Our autowala was always ready to take us to another place of visit as we come out of one, proving his loyalty. Basically he was an auto driver bound to pick and drop school children every morning and afternoon. So was his job that day. In the afternoon he had to manage both the tasks, take us to the wagah border and drop children to their respective homes from school. Finally he made us agreed that he can do both simultaneously, thus giving us a ride with children on the way to the border. And in the end we actually couldn't believe that it was so much fun to ride with 10 children in an auto.
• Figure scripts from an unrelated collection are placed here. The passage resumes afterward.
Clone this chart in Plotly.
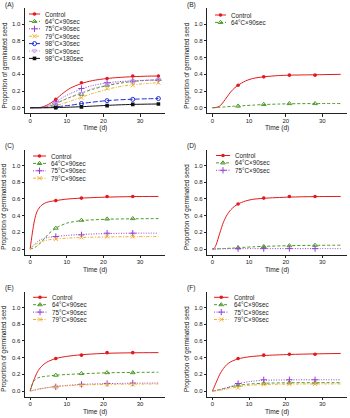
import plotly.graph_objects as go

# ---------------- data ----------------
SERIES = ["Control", "64°C×90sec", "75°C×90sec", "79°C×90sec",
          "98°C×30sec", "98°C×90sec", "98°C×180sec"]

# Panel A
A_curve_t = [0, 3, 5, 7, 9, 11, 14, 17, 21, 24, 28, 32, 35]
A_curve_control = [0, 0.005, 0.04, 0.10, 0.175, 0.235, 0.29, 0.325, 0.35, 0.362, 0.372, 0.378, 0.38]
A_curve_64 = [0, 0.002, 0.015, 0.05, 0.09, 0.125, 0.175, 0.22, 0.265, 0.29, 0.315, 0.328, 0.335]
A_curve_75 = [0, 0.003, 0.025, 0.07, 0.125, 0.17, 0.225, 0.265, 0.298, 0.312, 0.322, 0.328, 0.33]
A_curve_79 = [0, 0.001, 0.008, 0.025, 0.05, 0.08, 0.125, 0.17, 0.22, 0.25, 0.275, 0.29, 0.30]
A_curve_98_30 = [0, 0, 0.003, 0.01, 0.02, 0.03, 0.05, 0.067, 0.085, 0.094, 0.102, 0.107, 0.11]
A_curve_98_90 = [0, 0.002, 0.015, 0.05, 0.092, 0.13, 0.18, 0.23, 0.275, 0.30, 0.322, 0.333, 0.34]
A_curve_98_180 = [0, 0, 0, 0.002, 0.004, 0.007, 0.012, 0.019, 0.028, 0.034, 0.04, 0.043, 0.045]
A_pts_t = [7, 14, 21, 28, 35]
A_pts_control = [0.10, 0.30, 0.35, 0.38, 0.38]
A_pts_64 = [0.05, 0.16, 0.27, 0.32, 0.34]
A_pts_75 = [0.07, 0.23, 0.30, 0.32, 0.33]
A_pts_79 = [0.03, 0.12, 0.23, 0.27, 0.30]
A_pts_98_30 = [0.01, 0.05, 0.085, 0.10, 0.11]
A_pts_98_90 = [0.05, 0.17, 0.28, 0.32, 0.34]
A_pts_98_180 = [0.0, 0.01, 0.025, 0.04, 0.045]

# Panel B
B_curve_t = [0, 1, 2, 3, 4, 5, 6, 7, 9, 11, 14, 18, 21, 28, 35]
B_curve_control = [0, 0.003, 0.02, 0.07, 0.13, 0.19, 0.235, 0.27, 0.32, 0.35, 0.37, 0.385, 0.39, 0.395, 0.40]
B_curve_64 = [0, 0.002, 0.005, 0.009, 0.012, 0.015, 0.018, 0.02, 0.026, 0.031, 0.038, 0.044, 0.047, 0.05, 0.05]
B_pts_t = [7, 14, 21, 28]
B_pts_control = [0.27, 0.37, 0.39, 0.39]
B_pts_64 = [0.02, 0.04, 0.05, 0.05]

# Panel C
C_curve_t = [0, 0.5, 1, 1.5, 2, 3, 4, 5, 7, 10, 14, 21, 28, 35]
C_curve_control = [0, 0.16, 0.30, 0.40, 0.46, 0.52, 0.55, 0.565, 0.58, 0.598, 0.61, 0.622, 0.628, 0.63]
C_curve_64 = [0, 0.005, 0.015, 0.025, 0.04, 0.08, 0.13, 0.18, 0.25, 0.31, 0.34, 0.357, 0.362, 0.365]
C_curve_75 = [0, 0.025, 0.05, 0.07, 0.09, 0.115, 0.13, 0.14, 0.15, 0.163, 0.175, 0.185, 0.19, 0.19]
C_curve_79 = [0, 0.02, 0.04, 0.055, 0.07, 0.09, 0.10, 0.11, 0.12, 0.13, 0.138, 0.145, 0.148, 0.15]
C_pts_t = [7, 14, 21, 28]
C_pts_control = [0.58, 0.61, 0.63, 0.63]
C_pts_64 = [0.25, 0.345, 0.36, 0.365]
C_pts_75 = [0.15, 0.17, 0.19, 0.19]
C_pts_79 = [0.12, 0.14, 0.15, 0.15]

# Panel D
D_curve_t = [0, 0.5, 1, 2, 3, 4, 5, 6, 7, 9, 11, 14, 21, 28, 35]
D_curve_control = [0, 0.01, 0.05, 0.19, 0.32, 0.41, 0.47, 0.51, 0.54, 0.575, 0.595, 0.608, 0.622, 0.628, 0.63]
D_curve_64 = [0, 0, 0.001, 0.003, 0.005, 0.008, 0.01, 0.013, 0.016, 0.021, 0.026, 0.032, 0.04, 0.044, 0.046]
D_curve_75 = [0, 0, 0.001, 0.002, 0.003, 0.003, 0.004, 0.004, 0.004, 0.005, 0.005, 0.005, 0.005, 0.005, 0.005]
D_pts_t = [7, 14, 21, 28]
D_pts_control = [0.54, 0.61, 0.63, 0.63]
D_pts_64 = [0.015, 0.03, 0.04, 0.045]
D_pts_75 = [0.005, 0.005, 0.005, 0.005]

# Panel E
E_curve_t = [0, 0.5, 1, 2, 3, 4, 5, 7, 10, 14, 21, 28, 35]
E_curve_control = [0, 0.07, 0.13, 0.23, 0.29, 0.33, 0.355, 0.39, 0.415, 0.435, 0.452, 0.458, 0.46]
E_curve_64 = [0, 0.07, 0.12, 0.155, 0.168, 0.175, 0.18, 0.19, 0.198, 0.207, 0.218, 0.223, 0.225]
E_curve_75 = [0, 0.004, 0.009, 0.018, 0.027, 0.035, 0.042, 0.055, 0.067, 0.079, 0.089, 0.094, 0.096]
E_curve_79 = [0, 0.005, 0.01, 0.02, 0.03, 0.037, 0.043, 0.053, 0.063, 0.072, 0.08, 0.083, 0.085]
E_pts_t = [7, 14, 21, 28]
E_pts_control = [0.39, 0.43, 0.46, 0.46]
E_pts_64 = [0.19, 0.21, 0.22, 0.22]
E_pts_75 = [0.05, 0.08, 0.09, 0.095]
E_pts_79 = [0.05, 0.07, 0.08, 0.08]

# Panel F
F_curve_t = [0, 0.5, 1, 2, 3, 4, 5, 7, 10, 14, 21, 28, 35]
F_curve_control = [0, 0.05, 0.10, 0.20, 0.27, 0.32, 0.35, 0.385, 0.41, 0.425, 0.438, 0.445, 0.45]
F_curve_64 = [0, 0.003, 0.007, 0.018, 0.03, 0.04, 0.05, 0.068, 0.083, 0.093, 0.099, 0.1, 0.1]
F_curve_75 = [0, 0.002, 0.005, 0.015, 0.027, 0.04, 0.055, 0.085, 0.113, 0.128, 0.133, 0.135, 0.135]
F_curve_79 = [0, 0.002, 0.004, 0.01, 0.017, 0.025, 0.033, 0.05, 0.068, 0.078, 0.083, 0.085, 0.085]
F_pts_t = [7, 14, 21, 28]
F_pts_control = [0.39, 0.43, 0.44, 0.44]
F_pts_64 = [0.07, 0.09, 0.10, 0.10]
F_pts_75 = [0.09, 0.135, 0.135, 0.135]
F_pts_79 = [0.04, 0.08, 0.085, 0.085]

X_TICKS = [0, 10, 20, 30]
Y_TICKS = [0.0, 0.2, 0.4, 0.6, 0.8, 1.0]
Y_TICK_LABELS = ["0.0", "0.2", "0.4", "0.6", "0.8", "1.0"]
X_TITLE = "Time (d)"
Y_TITLE = "Proportion of germinated seed"

PANELS = [
    ("(A)", A_curve_t, A_pts_t, [
        (SERIES[0], A_curve_control, A_pts_control),
        (SERIES[1], A_curve_64, A_pts_64),
        (SERIES[2], A_curve_75, A_pts_75),
        (SERIES[3], A_curve_79, A_pts_79),
        (SERIES[4], A_curve_98_30, A_pts_98_30),
        (SERIES[5], A_curve_98_90, A_pts_98_90),
        (SERIES[6], A_curve_98_180, A_pts_98_180)]),
    ("(B)", B_curve_t, B_pts_t, [
        (SERIES[0], B_curve_control, B_pts_control),
        (SERIES[1], B_curve_64, B_pts_64)]),
    ("(C)", C_curve_t, C_pts_t, [
        (SERIES[0], C_curve_control, C_pts_control),
        (SERIES[1], C_curve_64, C_pts_64),
        (SERIES[2], C_curve_75, C_pts_75),
        (SERIES[3], C_curve_79, C_pts_79)]),
    ("(D)", D_curve_t, D_pts_t, [
        (SERIES[0], D_curve_control, D_pts_control),
        (SERIES[1], D_curve_64, D_pts_64),
        (SERIES[2], D_curve_75, D_pts_75)]),
    ("(E)", E_curve_t, E_pts_t, [
        (SERIES[0], E_curve_control, E_pts_control),
        (SERIES[1], E_curve_64, E_pts_64),
        (SERIES[2], E_curve_75, E_pts_75),
        (SERIES[3], E_curve_79, E_pts_79)]),
    ("(F)", F_curve_t, F_pts_t, [
        (SERIES[0], F_curve_control, F_pts_control),
        (SERIES[1], F_curve_64, F_pts_64),
        (SERIES[2], F_curve_75, F_pts_75),
        (SERIES[3], F_curve_79, F_pts_79)]),
]

# ---------------- styles ----------------
STYLE = {
    SERIES[0]: dict(color="#E3191C", dash="solid", symbol="circle", size=3.6, lw=0),
    SERIES[1]: dict(color="#4E9A2A", dash="3px,2px", symbol="triangle-up-open", size=4.2, lw=1),
    SERIES[2]: dict(color="#9440D4", dash="1px,1.5px", symbol="cross-thin-open", size=4.5, lw=1),
    SERIES[3]: dict(color="#F2AE2E", dash="3px,1.5px,1px,1.5px", symbol="x-thin-open", size=4, lw=1),
    SERIES[4]: dict(color="#1E2EDC", dash="5px,2px", symbol="circle-open", size=4, lw=1),
    SERIES[5]: dict(color="#C79BEE", dash="1px,1.5px", symbol="triangle-down-open", size=4.2, lw=1),
    SERIES[6]: dict(color="#111111", dash="solid", symbol="square", size=3.6, lw=0),
}

W, H = 350, 418
FONT = "Liberation Sans, Arial, Helvetica, sans-serif"
XR = [-1.4, 36.8]
YR = [-0.068, 1.19]
COL_LEFT = [(25, 165), (207.3, 347.3)]
ROW_TOP = [(8.4, 113.4), (149.7, 254.7), (291.7, 396.7)]
LEG = [  # (line x0, text x, first y)
    (29, 43, 14), (215, 229, 15), (33, 49, 156),
    (216, 233, 155.5), (33, 50, 297.3), (214, 231.5, 297.3)]
LEG_DY = 7.4

fig = go.Figure()
layout = dict(width=W, height=H, margin=dict(l=0, r=0, t=0, b=0),
              paper_bgcolor="white", plot_bgcolor="rgba(0,0,0,0)", showlegend=False,
              font=dict(family=FONT, size=6, color="#222"))
annotations = []

for i, (label, ct, pt, series) in enumerate(PANELS):
    k = i + 1
    col, row = i % 2, i // 2
    x0, x1 = COL_LEFT[col]
    y0, y1 = ROW_TOP[row]
    xa = "xaxis" if k == 1 else f"xaxis{k}"
    ya = "yaxis" if k == 1 else f"yaxis{k}"
    xr = "x" if k == 1 else f"x{k}"
    yr = "y" if k == 1 else f"y{k}"
    layout[xa] = dict(domain=[x0 / W, x1 / W], range=XR, anchor=yr,
                      tickmode="array", tickvals=X_TICKS, ticks="outside",
                      ticklen=2.5, tickwidth=0.8, tickcolor="#222",
                      showline=True, linecolor="#222", linewidth=0.9,
                      showgrid=False, zeroline=False, ticklabelstandoff=-1,
                      tickfont=dict(size=6, family=FONT, color="#222"))
    layout[ya] = dict(domain=[1 - y1 / H, 1 - y0 / H], range=YR, anchor=xr,
                      tickmode="array", tickvals=Y_TICKS, ticktext=Y_TICK_LABELS,
                      ticks="outside", ticklen=2.5, tickwidth=0.8, tickcolor="#222",
                      showline=True, linecolor="#222", linewidth=0.9,
                      showgrid=False, zeroline=False,
                      tickfont=dict(size=6, family=FONT, color="#222"))
    for name, cv, pv in series:
        st = STYLE[name]
        fig.add_trace(go.Scatter(x=ct, y=cv, mode="lines", xaxis=xr, yaxis=yr,
                                 line=dict(color=st["color"], width=1, dash=st["dash"],
                                           shape="spline", smoothing=0.8),
                                 hoverinfo="skip"))
        fig.add_trace(go.Scatter(x=pt, y=pv, mode="markers", xaxis=xr, yaxis=yr,
                                 marker=dict(color=st["color"], symbol=st["symbol"],
                                             size=st["size"],
                                             line=dict(color=st["color"], width=st["lw"])),
                                 name=name))
    # panel label
    annotations.append(dict(text=label, x=(x0 - 22) / W, y=1 - (y0 - 3.5) / H,
                            xref="paper", yref="paper", xanchor="left", yanchor="middle",
                            showarrow=False, font=dict(size=6.5, family=FONT, color="#222")))
    # axis titles
    annotations.append(dict(text=X_TITLE, x=(x0 + x1) / 2 / W, y=1 - (y1 + 15) / H,
                            xref="paper", yref="paper", xanchor="center", yanchor="middle",
                            showarrow=False, font=dict(size=6.6, family=FONT, color="#222")))
    annotations.append(dict(text=Y_TITLE, x=(x0 - 20.5) / W, y=0.5, xref="paper", yref=yr,
                            xanchor="center", yanchor="middle", textangle=-90,
                            showarrow=False, font=dict(size=6.4, family=FONT, color="#222")))
    # legend (drawn in pixel overlay)
    lx0, ltx, ly0 = LEG[i]
    for j, (name, _, _) in enumerate(series):
        st = STYLE[name]
        yy = ly0 + j * LEG_DY
        fig.add_trace(go.Scatter(x=[lx0, ltx - 3], y=[yy, yy], mode="lines",
                                 xaxis="x7", yaxis="y7", hoverinfo="skip",
                                 line=dict(color=st["color"], width=1, dash=st["dash"])))
        fig.add_trace(go.Scatter(x=[(lx0 + ltx - 3) / 2], y=[yy], mode="markers",
                                 xaxis="x7", yaxis="y7", hoverinfo="skip",
                                 marker=dict(color=st["color"], symbol=st["symbol"],
                                             size=st["size"],
                                             line=dict(color=st["color"], width=st["lw"]))))
        annotations.append(dict(text=name, x=ltx, y=yy, xref="x7", yref="y7",
                                xanchor="left", yanchor="middle", showarrow=False,
                                font=dict(size=6.3, family=FONT, color="#222")))

layout["xaxis7"] = dict(domain=[0, 1], range=[0, W], visible=False, anchor="y7", fixedrange=True)
layout["yaxis7"] = dict(domain=[0, 1], range=[H, 0], visible=False, anchor="x7", fixedrange=True)
layout["annotations"] = annotations
fig.update_layout(**layout)
fig.write_html("out.html", config={"displayModeBar": False},
               post_script="document.body.style.margin='0';document.body.style.padding='0';")
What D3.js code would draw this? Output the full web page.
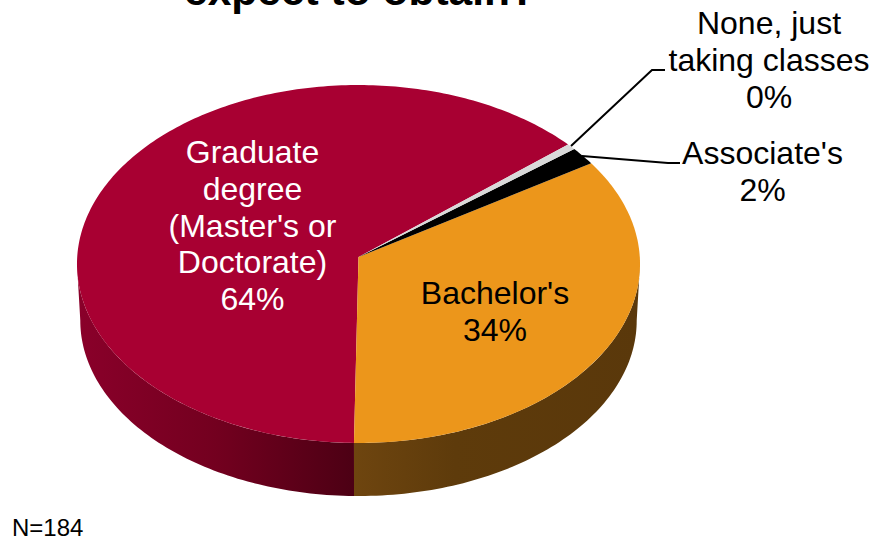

Wagah border is a dramatically ecstatic place, rather than a dreadful juncture, where Indian and Pakistani soldiers do their daily ritual of flag hoisting and retreat. Technically, the border is called Atari from Indian side and Wagah from Pakistani side, names of the villages closest to the border from both the sides. The place looked more like a picnic spot than an international boundary between two rival nations having fought three wars already. The enthusiasm of the crowd during the retreat was splendid. The seating area is about 1 km from where the auto left us. There obviously was a queue made to enter the seating area, we preferred to bypass it and adopt 'Indian way' to enter the arena. The whole 1 hour show was precisely planned. The flag down ritual was done with such a dexterity by soldiers from both the sides, that I wondered how can two nations, obvious enemies in each other eyes, agree on doing things in so much sync.Later half of the day we spent vising the golden temple again, after sunset, when it looked even more beautiful. This time we even got a place to sit cross-legged inside the temple and listen the prayers.
We had Punjabi butter chicken and Naan in our dinner at a famous yet small dhaba in the city. We had our train at 5:00 in the morning next day, so had to find a way to spend some more time in the city. Visiting a movie hall and watching film could not have been a better time-pass, although it could ate only 3 hours of the night. Rest of the time we spent sleeping inside the idling train at the station, which left at its scheduled time at 5 AM taking us back to Delhi.